A common-sense deficit about guns

A common-sense deficit about guns
Republican presidential candidate Sen. Marco Rubio, R-Fla., meets with supporters, Saturday, Dec. 5, 2015, in Miami.
Associated Press / Luis M. Alvarez

But for the deadly serious topic he was addressing, it would have been laughable listening to presidential contender Senator Marco Rubio’s convoluted attempt at an explanation of why he and practically the entire Republican Senate caucus voted against the common-sense gun law reform Democrats again sought to get passed right after the San Bernardino massacre.

Rubio’s mumbo-jumbo, that those measures aimed at some bare-bones tightening of laws governing firearms possession wouldn’t have averted last week’s mayhem, was of course just another lame offering on the gun issue from a gutless lawmaker. His competitor for the GOP nomination, predictably loathsome Senator Ted Cruz, reminded an audience that episodes like San Bernardino happen “only in gun-free zones,” faithfully parroting the NRA line that the country needs more, not less, guns. When Rubio, Cruz and the rest of the GOP gun lobby apologists are comfortable balking at legislation that bans persons forbidden to fly from purchasing firearms, it speaks to a state of lunacy in high places in this country that should give all of us the jitters.

So the demented pair who have been identified as perpetrators of the most recent eruption of senseless violence would have been able to legally acquire most, if not all, of the weapons used. How does this begin to justify turning a blind eye to closing loopholes that give a free pass to the census of folk, whatever its size, who should absolutely not be allowed near firearms? Or not agreeing to expanded background checks so as to include “backdoor” routes for gun purchases that aren’t now on the radar?

Most troubling is, now that the frequency of mass shootings has made it an element of social dysfunction demanding high national priority, the Republican stone wall obstructing this (limited) fix comprises individuals who apparently are unbothered by constant references now made to America’s singularly unflattering standing in the world in its gun-culture embrace. The clear message from advocates and facilitators of this madness is that how they treat with firearms proliferation elsewhere in the civilized world is of no concern to the U.S. This flaunting of American hegemony and pooh-poohing of countervailing opinion from others in the international community is a phenomenon that’s been known to make a big splash every so often.

We well remember when, with a buncj of neo-conservatives in firm grip of foreign policy direction in the George W. Bush administration and their sights unalterably set on invading Iraq, demonizing opponents of the hair-trigger hawkishness was all part of the administration’s brainwash strategy. France came in for particular ridicule. And the mighty United Nations was all but cast aside by the Bush neo-cons as the premier international forum it is intended to be. Inveterate proponents of open-ended gun use in this country are equally dismissive today of the views of foreigners aghast at an appetite in America for regression to a decidedly less civil order.

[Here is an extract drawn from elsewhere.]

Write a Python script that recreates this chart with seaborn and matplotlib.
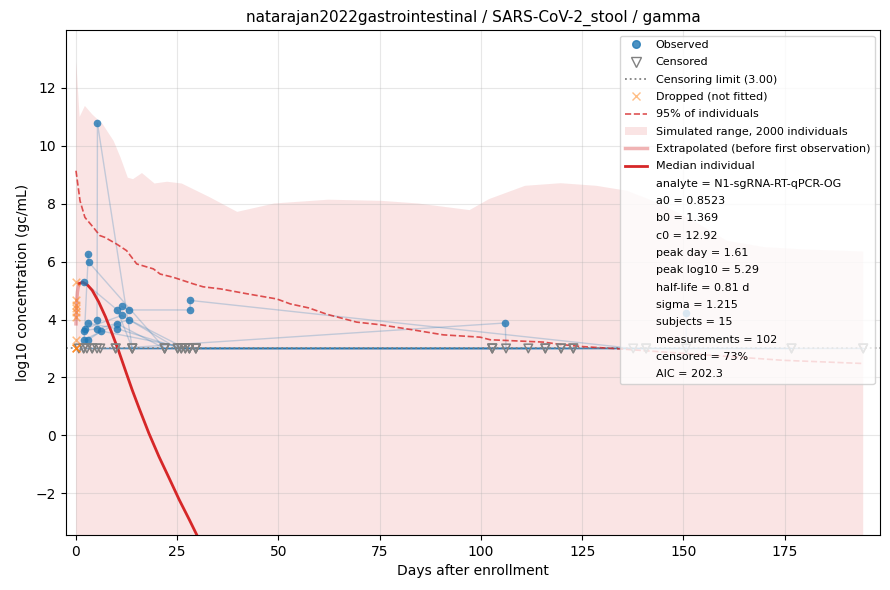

The horrific episode in California, followed by another cowardly Republican derailment of the latest gun law reform effort, moved the New York Times to billboard the continuing absurdity of Capitol Hill kowtowing to the gun industry in a manner the paper had not done in almost a century. The Times editorial board opted for a front-page editorial to characterize the inaction of lawmakers as “a moral outrage and a national disgrace.” And the paper wistfully asked: “What better time than during a presidential election to show, at long last, that our nation has retained its sense of decency?”

The odds obviously aren’t too favorable that any sense of decency, by way of a bold, principled stand by Capitol Hill against gun industry bullies, is in the cards anytime soon. Not with Republican caucuses, both in the House and Senate, that see nothing “indecent” about dancing to the NRA’s every tune. Two former Republican presidents, Ronald Reagan and George H.W. Bush, in different ways, took notably strong stands against the gun lobby, and certainly in the case of Reagan, influenced the passage of key legislation. In 1994, the Brady bill that included the assault weapons ban, received Reagan’s robust support and was passed, although it was allowed to die without fanfare and with no significant move made to expand it at its sunset 10 years later. Bush was prompted to publicly condemn the NRA in 1995 in his letter of resignation as a life member of the organization in the wake of typically incendiary NRA comment following the deadly Oklahoma City bombing.

Bully pulpit-wise, it’s an altogether different scenario in 2015. Any appeals / overtures from the sitting president are guaranteed to have zero effect, either with the NRA or its Capitol Hill toadies.